No, what you wrote is incorrect.
You have the sum

[tex]\sum_{j=1}^n{M_j(f)\Delta x_j[/tex]

and you are supposed to plug in the values for [tex]M_j(f)[/tex]. But for every [tex]M_j(f)[/tex] you have a different value.

Lets take the example with n=3, then we got

[tex] M_1(f)\Delta x_1+M_2(f)\Delta x_2+M_3(f)\Delta x_3[/tex]

We got that [tex]M_1(f)=0[/tex] and [tex]M_2(f)=M_3(f)=1[/tex], thus the above expression yields:

[tex]\Delta x_2+\Delta x_3=2/3[/tex]

Now you just need to do the same thing with n arbitrary (I strongly suggest you do the cases n=4 and n=5 first, then you will see the general case).

 

[wany]

Ok so I think I got the general case, but I am not certain. So I did it for n=4,n=5,n=6, and got 3/4,3/5, and 2/3 respectively. So basically I think that depending on n, there will be
[itex]\lceil \frac{n+1}{2} \rceil[/itex] values that have the sup of 1.
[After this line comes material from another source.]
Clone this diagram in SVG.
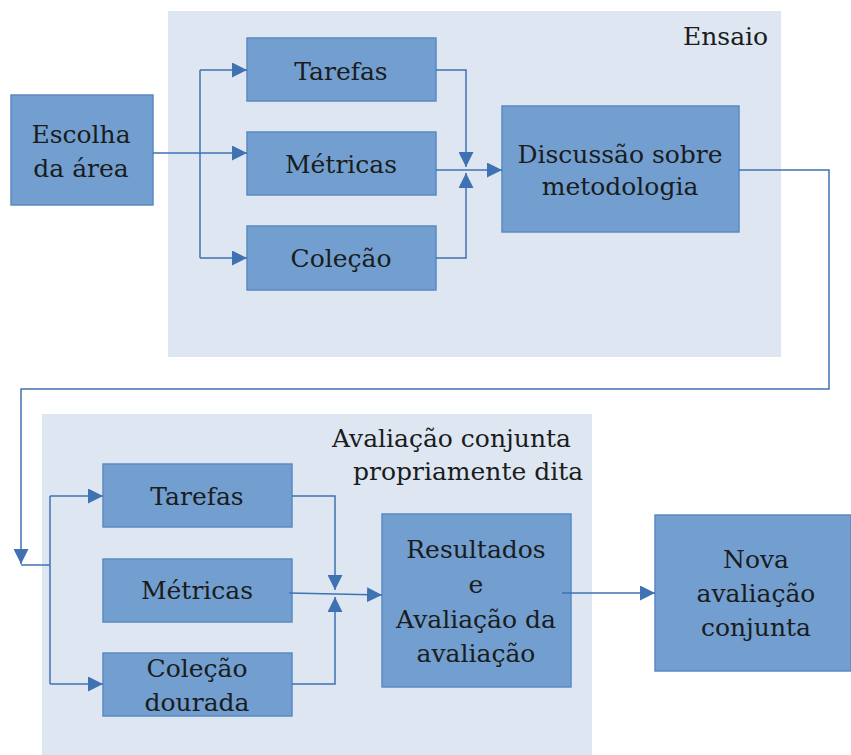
<svg xmlns="http://www.w3.org/2000/svg" width="851" height="755" viewBox="0 0 851 755">
<style>
.region{fill:#dee7f1;stroke:none}
.box{fill:#729fcf;stroke:#5b8ac3;stroke-width:1.5}
.t{font-family:"DejaVu Serif",serif;font-size:25px;fill:#1a1c20;text-anchor:middle}
.ts{font-family:"DejaVu Serif",serif;font-size:25px;fill:#1a1c20}
.c{fill:none;stroke:#3f72b3;stroke-width:1.5}
</style>
<defs>
<marker id="ah" viewBox="0 0 15 15" refX="15" refY="7.5" markerWidth="15" markerHeight="15" orient="auto" markerUnits="userSpaceOnUse">
<path d="M0,0 L15,7.5 L0,15 z" fill="#3f72b3"/>
</marker>
</defs>
<g id="regions">
<rect class="region" x="168" y="11" width="613" height="346"/>
<rect class="region" x="42" y="414" width="550" height="341"/>
<text class="ts" x="683" y="45">Ensaio</text>
<text class="ts" x="332" y="447">Avaliação conjunta</text>
<text class="ts" x="353" y="480">propriamente dita</text>
</g>
<g id="escolha">
<rect class="box" x="11" y="95" width="142" height="110"/>
<text class="t" x="81" y="143">Escolha</text>
<text class="t" x="81" y="177">da área</text>
</g>
<g id="tarefas1">
<rect class="box" x="247" y="38" width="189" height="63"/>
<text class="t" x="341" y="80">Tarefas</text>
</g>
<g id="metricas1">
<rect class="box" x="247" y="132" width="189" height="63"/>
<text class="t" x="341" y="173">Métricas</text>
</g>
<g id="colecao1">
<rect class="box" x="247" y="226" width="189" height="64"/>
<text class="t" x="341" y="267">Coleção</text>
</g>
<g id="discussao">
<rect class="box" x="502" y="106" width="237" height="126"/>
<text class="t" x="620" y="163">Discussão sobre</text>
<text class="t" x="620" y="195">metodologia</text>
</g>
<g id="tarefas2">
<rect class="box" x="103" y="464" width="189" height="63"/>
<text class="t" x="197" y="505">Tarefas</text>
</g>
<g id="metricas2">
<rect class="box" x="103" y="559" width="189" height="63"/>
<text class="t" x="197" y="599">Métricas</text>
</g>
<g id="colecao2">
<rect class="box" x="103" y="653" width="189" height="63"/>
<text class="t" x="197" y="677">Coleção</text>
<text class="t" x="197" y="711">dourada</text>
</g>
<g id="resultados">
<rect class="box" x="382" y="514" width="189" height="173"/>
<text class="t" x="476" y="558">Resultados</text>
<text class="t" x="476" y="593">e</text>
<text class="t" x="476" y="628">Avaliação da</text>
<text class="t" x="476" y="662">avaliação</text>
</g>
<g id="nova">
<rect class="box" x="655" y="515" width="196" height="156"/>
<text class="t" x="756" y="568">Nova</text>
<text class="t" x="756" y="602">avaliação</text>
<text class="t" x="756" y="636">conjunta</text>
</g>
<g id="connectors">
<path class="c" d="M153,153 H247" marker-end="url(#ah)"/>
<path class="c" d="M200,70 V258"/>
<path class="c" d="M200,70 H247" marker-end="url(#ah)"/>
<path class="c" d="M200,258 H247" marker-end="url(#ah)"/>
<path class="c" d="M436,70 H466 V167" marker-end="url(#ah)"/>
<path class="c" d="M436,258 H466 V173" marker-end="url(#ah)"/>
<path class="c" d="M436,170 H502" marker-end="url(#ah)"/>
<path class="c" d="M739,170 H829 V389 H21 V564" marker-end="url(#ah)"/>
<path class="c" d="M21,565 H50"/>
<path class="c" d="M50,496 V684"/>
<path class="c" d="M50,496 H103" marker-end="url(#ah)"/>
<path class="c" d="M50,684 H103" marker-end="url(#ah)"/>
<path class="c" d="M292,496 H335 V590" marker-end="url(#ah)"/>
<path class="c" d="M292,684 H335 V597" marker-end="url(#ah)"/>
<path class="c" d="M289,593 L382,595" marker-end="url(#ah)"/>
<path class="c" d="M562,593 H655" marker-end="url(#ah)"/>
</g>
</svg>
So case 1: n is odd: so we have [itex]\frac{n+1}{2}*\frac{1}{n}=\frac{n+1}{2n}=\frac{1}{2}+\frac{1}{2n}[/itex]
so taking this limit as n goes to infinity we get that it is 1/2.
So case 2: n is even: so we have that [itex]\frac{n+1+1}{2}*\frac{1}{n}=\frac{n+2}{2n}=\frac{1}{2}+\frac{2}{2n}[/itex]
so taking this limit as n goes to infinity we get that it is 1/2.

Now for the lower bound, it is [itex]\lfloor \frac{n-1}{2} \rfloor[/itex]

So case 1: n is odd: so we have [itex]\frac{n-1}{2}*\frac{1}{n}=\frac{n-1}{2n}=\frac{1}{2}-\frac{1}{2n}[/itex]
so taking this limit as n goes to infinity we get that it is 1/2.
So case 2: n is even: so we have that [itex]\frac{n-1-1}{2}*\frac{1}{n}=\frac{n-2}{2n}=\frac{1}{2}-\frac{2}{2n}[/itex]
so taking this limit as n goes to infinity we get that it is 1/2.

Is this correct?

 

[micromass]

That seems to be good!

 

[wany]

Thanks a lot, this was very helpful.